Soledad é a pessoa que aponta para o espião José Anselmo dos Santos e lhe dá a sentença: “Até o fim dos teus dias estás condenado, canalha. Aqui e além deste século”. Porque olhem só como sofre um coração. Para recuperar a vida de Soledad, para cantar o amor a esta combatente de quatro povos, tive que mergulhar e procurar entender a face do homem, quero dizer, a face do indivíduo que lhe desferiu o golpe da infâmia. Tive que procurar dele a maior proximidade possível, estudá-lo, procurar entendê-lo, e dele posso dizer enfim: o Cabo Anselmo é um personagem que não existe igual, na altura de covardia e frieza, em toda a literatura de espionagem. Isso quer dizer: ele superou os agentes duplos, capazes sempre de crimes realizados com perícia e serenidade. Mas para todos eles há um limite: os espiões não chegam à traição da própria carne, da mulher com quem se envolvem e do futuro filho. Se duvidam da perversão, acompanhem o depoimento de Alípio Freire, escritor e jornalista, ex-preso político:
“É impressionante o informe do senhor Anselmo sobre aquele grupo de militantes - é um documento que foi encontrado no Dops do Paraná. É algo absolutamente inimaginável e que, de tão diferente de todas as ignomínias que conhecemos, nos faltam palavras exatas para nos referirmos ao assunto.

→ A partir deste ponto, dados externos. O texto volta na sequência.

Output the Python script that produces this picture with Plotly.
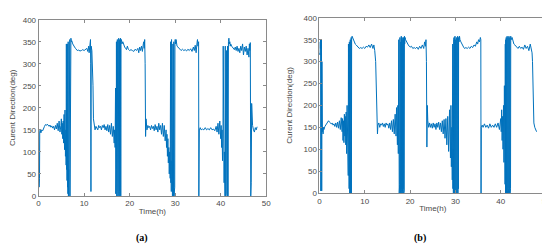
import plotly.graph_objects as go

# ---- Series (a) ----
t_a = [0.0,0.05,0.1,0.15,0.2,0.25,0.35,0.5,0.7,0.9,1.1,1.3,1.5,1.7,1.9,2.1,2.3,2.5,2.7,2.9,3.1,3.3,3.5,3.7,3.9,4.1,4.3,4.5,4.7,4.9,
       5.0,5.1,5.2,5.3,5.4,5.5,5.6,5.7,5.8,5.9,6.0,6.05,6.1,6.15,6.2,6.25,6.3,6.35,6.4,6.45,6.5,6.55,6.6,6.65,6.7,6.75,6.8,6.85,6.9,6.95,
       7.0,7.1,7.2,7.3,7.5,7.7,7.9,8.1,8.3,8.5,8.8,9.1,9.4,9.7,10.0,10.3,10.6,10.8,11.0,11.1,11.2,11.3,11.4,11.45,11.5,11.55,11.7,11.85,11.95,
       12.05,12.2,12.4,12.6,12.8,13.0,13.2,13.4,13.6,13.8,14.0,14.2,14.4,14.6,14.8,15.0,15.2,15.4,15.6,15.8,16.0,16.2,16.4,16.6,16.7,16.8,16.9,16.95,
       17.0,17.05,17.1,17.15,17.2,17.25,17.3,17.35,17.4,17.45,17.5,17.6,17.65,17.7,17.75,17.8,17.85,17.9,17.95,18.0,18.05,18.1,18.2,18.3,18.5,18.7,18.9,
       19.1,19.3,19.5,19.7,20.0,20.3,20.6,20.9,21.2,21.5,21.8,22.0,22.2,22.4,22.6,22.8,23.0,23.1,23.2,23.3,23.4,23.5,23.6,23.8,
       24.0,24.2,24.4,24.6,24.8,25.0,25.2,25.4,25.6,25.8,26.0,26.2,26.4,26.6,26.8,27.0,27.2,27.4,27.6,27.8,28.0,28.1,28.2,28.3,28.4,28.5,28.6,28.7,28.8,28.9,
       29.0,29.05,29.1,29.15,29.2,29.25,29.3,29.4,29.5,29.55,29.6,29.65,29.7,29.75,29.85,29.9,29.95,30.0,30.1,30.2,30.4,30.6,30.8,
       31.0,31.3,31.6,31.9,32.2,32.5,32.8,33.1,33.4,33.7,34.0,34.2,34.4,34.6,34.8,34.9,35.0,35.05,35.1,35.15,35.2,35.3,35.5,35.7,
       36.0,36.3,36.6,36.9,37.2,37.5,37.8,38.1,38.4,38.7,39.0,39.2,39.4,39.6,39.8,40.0,40.1,40.2,40.3,40.4,40.5,40.55,40.6,40.7,40.75,40.8,40.85,40.9,40.95,
       41.0,41.05,41.1,41.15,41.2,41.3,41.35,41.4,41.45,41.5,41.55,41.6,41.7,41.8,41.9,42.0,42.1,42.2,42.4,42.6,42.8,43.0,43.2,43.4,43.6,43.8,
       44.0,44.2,44.4,44.6,44.8,45.0,45.2,45.4,45.6,45.8,46.0,46.2,46.3,46.4,46.5,46.6,46.7,46.8,46.9,47.0,47.2,47.4,47.6,47.8,48.0]
dir_a = [150,60,20,130,40,145,150,143,150,148,155,158,162,160,163,160,158,161,156,159,154,158,150,160,152,165,148,170,145,160,
         175,140,165,130,170,120,185,105,195,90,150,70,345,60,100,35,345,20,80,5,350,0,60,0,340,20,0,355,0,350,
         340,358,350,352,345,340,338,335,332,330,331,329,330,332,330,333,335,328,340,325,345,335,355,300,10,340,330,300,250,
         175,160,150,158,155,150,160,155,158,150,160,155,162,150,158,148,162,145,160,140,165,135,158,120,150,110,245,5,
         180,60,350,0,300,10,355,20,0,350,5,358,0,350,10,355,0,345,5,358,0,350,355,345,350,340,338,
         335,332,340,333,330,332,330,328,333,330,335,325,338,330,340,328,345,350,335,355,300,135,175,150,
         160,155,158,150,160,153,158,148,162,150,158,145,165,150,160,140,165,135,160,125,150,110,140,90,130,75,110,50,100,40,
         350,30,80,10,355,0,60,0,345,5,100,0,350,0,350,20,345,355,345,355,340,338,335,
         332,330,333,330,332,329,333,330,334,328,338,330,342,325,348,355,340,0,20,350,0,150,155,150,
         152,150,155,150,153,150,155,150,152,148,158,145,165,140,170,130,160,110,150,80,130,340,60,120,30,100,10,80,0,
         340,40,0,60,5,330,0,50,0,340,20,0,350,358,345,350,340,345,340,338,335,332,338,330,340,328,
         335,325,340,330,345,320,338,328,340,320,335,315,345,330,348,0,30,210,175,160,150,145,155,150,157]

# ---- Series (b) ----
t_b = [0.0,0.05,0.1,0.15,0.2,0.25,0.3,0.35,0.4,0.45,0.5,0.55,0.6,0.65,0.7,0.8,0.9,1.0,1.2,1.4,1.6,1.8,2.0,2.2,2.4,2.6,2.8,3.0,3.2,3.4,3.6,3.8,
       4.0,4.2,4.4,4.6,4.8,5.0,5.1,5.2,5.3,5.4,5.5,5.6,5.7,5.8,5.9,6.0,6.1,6.2,6.3,6.35,6.4,6.45,6.5,6.55,6.6,6.65,6.7,6.75,6.8,6.85,6.9,6.95,
       7.0,7.05,7.1,7.2,7.3,7.5,7.7,7.9,8.1,8.3,8.5,8.8,9.1,9.4,9.7,10.0,10.3,10.6,10.9,11.2,11.5,11.8,12.0,12.2,12.4,12.5,12.6,12.7,12.8,12.9,
       13.1,13.3,13.5,13.7,13.9,14.1,14.3,14.5,14.7,14.9,15.1,15.3,15.5,15.7,15.9,16.1,16.3,16.5,16.7,16.9,17.0,17.1,17.2,17.3,17.4,17.5,17.55,
       17.6,17.65,17.7,17.75,17.8,17.85,17.9,17.95,18.0,18.05,18.1,18.15,18.2,18.25,18.3,18.35,18.4,18.45,18.5,18.55,18.6,18.65,18.7,18.75,18.8,18.9,
       19.0,19.2,19.4,19.6,19.8,20.0,20.3,20.6,20.9,21.2,21.5,21.8,22.1,22.4,22.7,23.0,23.2,23.4,23.5,23.6,23.7,23.8,23.9,
       24.1,24.3,24.5,24.7,24.9,25.1,25.3,25.5,25.7,25.9,26.1,26.3,26.5,26.7,26.9,27.1,27.3,27.5,27.7,27.9,28.1,28.3,28.5,28.7,28.9,
       29.0,29.1,29.2,29.3,29.4,29.45,29.5,29.55,29.6,29.65,29.7,29.75,29.8,29.85,29.9,29.95,30.0,30.05,30.1,30.15,30.2,30.25,30.3,30.35,30.4,30.45,30.5,30.55,30.6,30.65,30.7,30.8,30.9,
       31.0,31.2,31.4,31.6,31.8,32.0,32.3,32.6,32.9,33.2,33.5,33.8,34.1,34.4,34.7,34.9,35.1,35.3,35.5,35.6,35.65,35.7,35.9,
       36.1,36.4,36.7,37.0,37.3,37.6,37.9,38.2,38.5,38.8,39.1,39.4,39.7,40.0,40.1,40.2,40.3,40.4,40.5,40.6,40.7,40.8,40.85,40.9,40.95,
       41.0,41.05,41.1,41.15,41.2,41.25,41.3,41.35,41.4,41.45,41.5,41.55,41.6,41.65,41.7,41.75,41.8,41.85,41.9,41.95,42.0,42.05,42.1,42.15,42.2,42.3,42.5,42.7,42.9,
       43.1,43.3,43.5,43.8,44.1,44.4,44.7,45.0,45.3,45.6,45.9,46.2,46.5,46.7,46.9,47.0,47.2,47.3,47.5,47.7,47.9]
dir_b = [320,340,315,345,330,350,5,340,10,350,5,300,20,140,150,135,150,145,152,155,158,162,165,162,160,158,160,155,158,152,160,150,
         162,148,165,145,172,140,170,120,165,115,180,130,175,110,185,90,200,60,150,40,340,30,100,10,345,0,200,5,350,0,345,10,
         355,0,350,358,355,350,345,340,338,335,333,330,332,330,333,330,335,333,338,332,340,330,338,325,300,260,200,150,135,155,
         160,150,158,155,160,152,158,150,160,155,158,148,160,145,165,140,168,135,180,130,195,150,110,200,90,350,60,
         0,340,20,355,0,350,5,345,0,358,10,350,0,355,5,340,0,350,10,355,0,345,5,358,340,355,
         350,345,340,338,335,333,335,330,332,330,333,328,335,330,338,330,345,335,350,300,105,200,165,
         150,160,150,158,148,160,150,158,145,160,150,162,145,160,140,165,135,168,125,170,110,175,95,190,80,
         200,60,150,30,340,10,100,0,350,5,355,0,345,10,358,0,350,5,340,0,355,10,350,0,345,5,358,0,350,10,355,345,358,
         350,345,340,336,333,330,332,330,333,330,335,332,338,335,345,340,350,345,355,350,0,150,155,
         150,158,150,155,148,158,150,155,150,158,150,160,145,170,140,190,120,175,100,200,70,245,40,160,20,
         340,0,350,5,355,0,345,10,358,0,350,5,355,0,340,10,358,0,350,5,355,0,345,10,358,350,355,345,340,
         338,335,333,330,335,330,333,328,338,330,335,325,340,330,320,300,230,160,150,145,140]

x_ticks = [0, 10, 20, 30, 40, 50]
y_ticks = [0, 50, 100, 150, 200, 250, 300, 350, 400]
y_title = "Curent Direction(deg)"
x_title = "Time(h)"
panel_labels = ["(a)", "(b)"]

LINE = "#0072BD"
AX = "#8a8a8a"
tick_font = dict(family="Liberation Sans, Arial", size=8, color="#4a4a4a")

fig = go.Figure()
fig.add_trace(go.Scatter(x=t_a, y=dir_a, mode="lines", line=dict(color=LINE, width=1.0),
                         xaxis="x", yaxis="y", showlegend=False))
fig.add_trace(go.Scatter(x=t_b, y=dir_b, mode="lines", line=dict(color=LINE, width=1.0),
                         xaxis="x2", yaxis="y2", showlegend=False))

W, H = 550, 244
def xd(a, b): return [a / W, b / W]
def yd(top, bot): return [1 - bot / H, 1 - top / H]

common_x = dict(range=[0, 50], tickvals=x_ticks, ticks="inside", ticklen=3, tickcolor=AX,
                showline=True, linecolor=AX, linewidth=0.8, mirror="allticks", showgrid=False,
                zeroline=False, tickfont=tick_font,
                title=dict(text=x_title, font=tick_font, standoff=0))
common_y = dict(range=[0, 400], tickvals=y_ticks, ticks="inside", ticklen=3, tickcolor=AX,
                showline=True, linecolor=AX, linewidth=0.8, mirror="allticks", showgrid=False,
                zeroline=False, tickfont=tick_font,
                title=dict(text=y_title, font=tick_font, standoff=9))

fig.update_layout(
    width=W, height=H, margin=dict(l=0, r=0, t=0, b=0),
    paper_bgcolor="white", plot_bgcolor="white",
    xaxis=dict(domain=xd(28, 259), anchor="y", **common_x),
    yaxis=dict(domain=yd(8, 191), anchor="x", **common_y),
    xaxis2=dict(domain=xd(313, 543), anchor="y2", **common_x),
    yaxis2=dict(domain=yd(6, 188), anchor="x2", **common_y),
    annotations=[
        dict(text="<b>" + panel_labels[0] + "</b>", x=133 / W, y=1 - 235 / H, xref="paper", yref="paper",
             xanchor="center", yanchor="middle", showarrow=False,
             font=dict(family="Liberation Serif, Times New Roman", size=10, color="black")),
        dict(text="<b>" + panel_labels[1] + "</b>", x=415 / W, y=1 - 235 / H, xref="paper", yref="paper",
             xanchor="center", yanchor="middle", showarrow=False,
             font=dict(family="Liberation Serif, Times New Roman", size=10, color="black")),
    ],
)

fig.write_html("out.html")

Depois de descrever e informar sobre cada um dos cinco outros camaradas que seriam assassinados, referindo-se a Soledad (sobre a qual dá o histórico de família, etc.), o que ele diz é mais ou menos o seguinte:
‘É verdade que estou REALMENTE ENVOLVIDO pessoalmente com ela e, nesse caso, SE FOR POSSÍVEL, gostaria que não fosse aplicada a solução final’.
Ao longo da minha vida e desde muito cedo aprendi a metabolizar (sem perder a ternura, jamais) as tragédias. Mas fiquei durante umas três semanas acordando à noite, pensando e tentando entender esse abismo, essa voragem”.
Esse crime contra Soledad Barrett Viedma é o caso mais eloquente da guerra suja da ditadura no Brasil. Vocês entendem agora por que o livro é uma ficção que todo o mundo lê como uma relato apaixonado. Não seria possível recriar Soledad de outra maneira. No título, lá em cima, escrevi Soledad, a mulher do Cabo Anselmo. Melhor seria ter escrito, Soledad, a mulher de todos os jovens brasileiros. Ou Soledad, a mulher que apredemos a amar.

(*) Urariano Mota, 59 anos, é natural de Água Fria, subúrbio da zona norte do Recife. Escritor e jornalista, publicou contos em Movimento, Opinião, Escrita, Ficção e outros periódicos de oposição à ditadura. Atualmente, é colunista do Direto da Redação e colaborador do Observatório da Imprensa. As revistas Carta Capital, Fórum e Continente também já veicularam seus textos. Autor de Os corações futuristas (Recife, Bagaço, 1997), um romance de formação, que se passa sob a ditadura de Emílio Garrastazu Médici (1969–1974), e de Soledad no Recife (São Paulo, Boitempo, 2009).